Foreign Policy Design’s identity and wayfinding design for new co-working establishment The Working Capitol is both conceptually elegant and engaging. Luo Jingmei finds out more.
5 March, 2015
The Working Capitol is the newest co-working establishment in town. More than just offices, it also houses a plethora of facilities including a large pantry, beer garden, café, meeting rooms, and a 200-capacity events hall housed in a 20,000 square feet shophouse space at Keong Saik Road.
Conceived by The Bamboo Group, “the aspiration for The Working Capitol is really to create an infrastructure for a community of knowledge workers to grow and interact, to facilitate the cross pollination of ideas coming from people in different knowledge industries such as designers from creative industries and tech companies,” says one of the co-directors Y.C. Teo.
They enlisted the help of FARM for the architectural restoration, Takenouchi Webb for the interiors and Foreign Policy Design for the identity and wayfinding design. The result is a sophisticated space and concept amalgamating the old and the new, the professional and the playful. Here, Yah-Leng Yu, co-founder of Foreign Policy Design clues us in on the ideas behind the firm’s scope of works in this project. Look out for the full story in Cubes Indesign C73.
What was your scope of work at The Working Capitol?
We worked with the client to shape the vision of the brand; we also worked on the branding and wayfinding of The Working Capitol. In addition, we brought Takenouchi Webb on board to work collaboratively on the space where we worked through the initial concepts together and then divided the tasks so that we focused on the colors, space graphics and wayfinding while they focused on space planning and interior design.
What was the client’s brief and what was your responding concept with regard to the overall branding, and in detail?
We are grateful that we were able to work and create the brief together with the client. We were able to mould the direction of the brand while we also got to learn a lot from the founders. [The aim here] is to design and create a co-working space where the product is aspirational and has the ability to be exported to the region. This will not be the standard co-working office that we will find in Singapore, or the region. A modern co-working office that is transformed from heritage historic shophouse in Chinatown; it is not the typical start-up incubator shared office environment but more of a Shoreditch House. We plan to create a community and not a typical office space where one just comes in to work then leaves after work is done. The Working Capitol will be a confluence of dynamic conversations and rapid prototyping of ideas. The Knowledge Worker, Inspired.

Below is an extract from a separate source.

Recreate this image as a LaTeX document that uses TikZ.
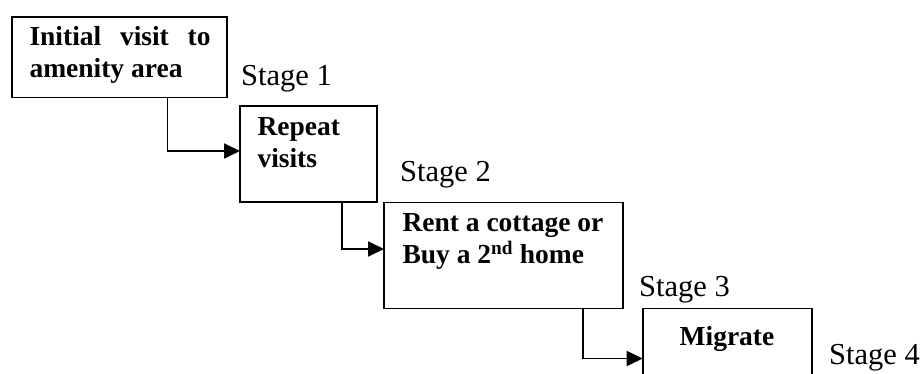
\documentclass[tikz,border=0pt]{standalone}
\usepackage{fontspec}
\setmainfont{Liberation Serif}
\usetikzlibrary{arrows.meta}
\tikzset{
  stagebox/.style={draw, line width=1.8pt, rectangle, inner sep=0pt, outer sep=0pt, anchor=north west},
  boxtext/.style={anchor=base west, inner sep=0pt, font=\fontsize{27.5}{32}\selectfont\bfseries},
  stagelabel/.style={anchor=base west, inner sep=0pt, font=\fontsize{30.5}{36}\selectfont},
  conn/.style={line width=1.8pt, -{Triangle[length=16pt,width=15pt]}}
}
\begin{document}
\begin{tikzpicture}[x=1pt,y=-1pt]
\clip (0,0) rectangle (924,374);
\fill[white] (0,0) rectangle (924,374);
% boxes
\node[stagebox, minimum width=215pt, minimum height=80.5pt] (b1) at (12,17) {};
\node[stagebox, minimum width=137pt, minimum height=96pt] (b2) at (240,106) {};
\node[stagebox, minimum width=239pt, minimum height=106pt] (b3) at (384,202.5) {};
\node[stagebox, minimum width=169pt, minimum height=100pt] (b4) at (642.7,308.5) {};
% box texts
\node[boxtext] (t1a) at (29.3,45.7) {\hbox to 181pt{Initial\hfill visit\hfill to}};
\node[boxtext] (t1b) at (29.3,77.3) {amenity area};
\node[boxtext] (t2a) at (257.3,135.7) {Repeat};
\node[boxtext] (t2b) at (257.3,167.7) {visits};
\node[boxtext] (t3a) at (402.3,231.7) {Rent a cottage or};
\node[boxtext] (t3b) at (402.3,264) {Buy a 2\textsuperscript{nd} home};
\node[boxtext, anchor=base] (t4) at (727,345) {Migrate};
% stage labels
\node[stagelabel] (s1) at (241,85.5) {Stage 1};
\node[stagelabel] (s2) at (400,181.5) {Stage 2};
\node[stagelabel] (s3) at (639,296) {Stage 3};
\node[stagelabel] (s4) at (829,364) {Stage 4};
% connectors
\draw[conn] ([xshift=155.5pt]b1.south west) |- ([yshift=-45pt]b2.north west);
\draw[conn] ([xshift=102.3pt]b2.south west) |- ([yshift=-143pt]b2.north east -| b3.west);
\draw[conn] ([xshift=199.3pt]b3.south west) |- ([yshift=-50pt]b4.north west);
\end{tikzpicture}
\end{document}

We’ve built the brand concept based on the Euclidean Principle and the visual language is inspired by Euclidean’s geometric construction. The idea that something beautiful can be created with a given set of basic axiomatic system can reflect The Working Capitol’s commitment to creating beautiful spaces (A) combined with the right infrastructure (B) and community (C). With these basic building blocks in place, the sphere of influence can multiply and grow.
I see that you’ve tried to integrate the signage in a very three-dimensional way, for example, below the yellow staircase. Can you elaborate on how your signage responds to the architecture/interior design?
Yes, this was actually envisioned and art directed before the space design happened and we were able to successfully activate a lot of these ideas while working on the space design and wayfinding.
The juxtaposition of 2D and 3D form in a single signage is really an expansion of the same concept we’ve developed for the brand – the Euclidean sensibility of geometric forms. The Working Capitol is not [just] an office; it is a community of knowledge workers who operate at the intersection of creativity, technology, and business. The wayfinding system therefore expounded these ideals with a combination of 2D with 3D forms on one signage and various anamorphic and sculptural forms as well as quirky taglines expressing directions and signs. All work and no play makes Jane a dull girl, no? We gave The Working Capitol a voice and we want it succinctly articulated through wayfinding and various signs as it is one of the first language that speaks to a visitor when he/she is in the space.
There are so many different elements at The Working Capitol – programmatically (café, offices, The Commons, access) and even within the co-working spaces, there are different permutations. How does the signage/branding address this?
I think the flexible system of various 2D, 3D, type, icons, anamorphic and sculptural forms worked well in communicating the different functions when combined in various ways. Yet when put together, there’s still consistency in communication and brand voice.
The Working Capitol is situated in an old building in a historical context. Did you take your cue from the architecture/location in any way?
Well, we are conserving the façade of the building but inside we want to build a new standard of co-working, the future of office spaces and mode of working.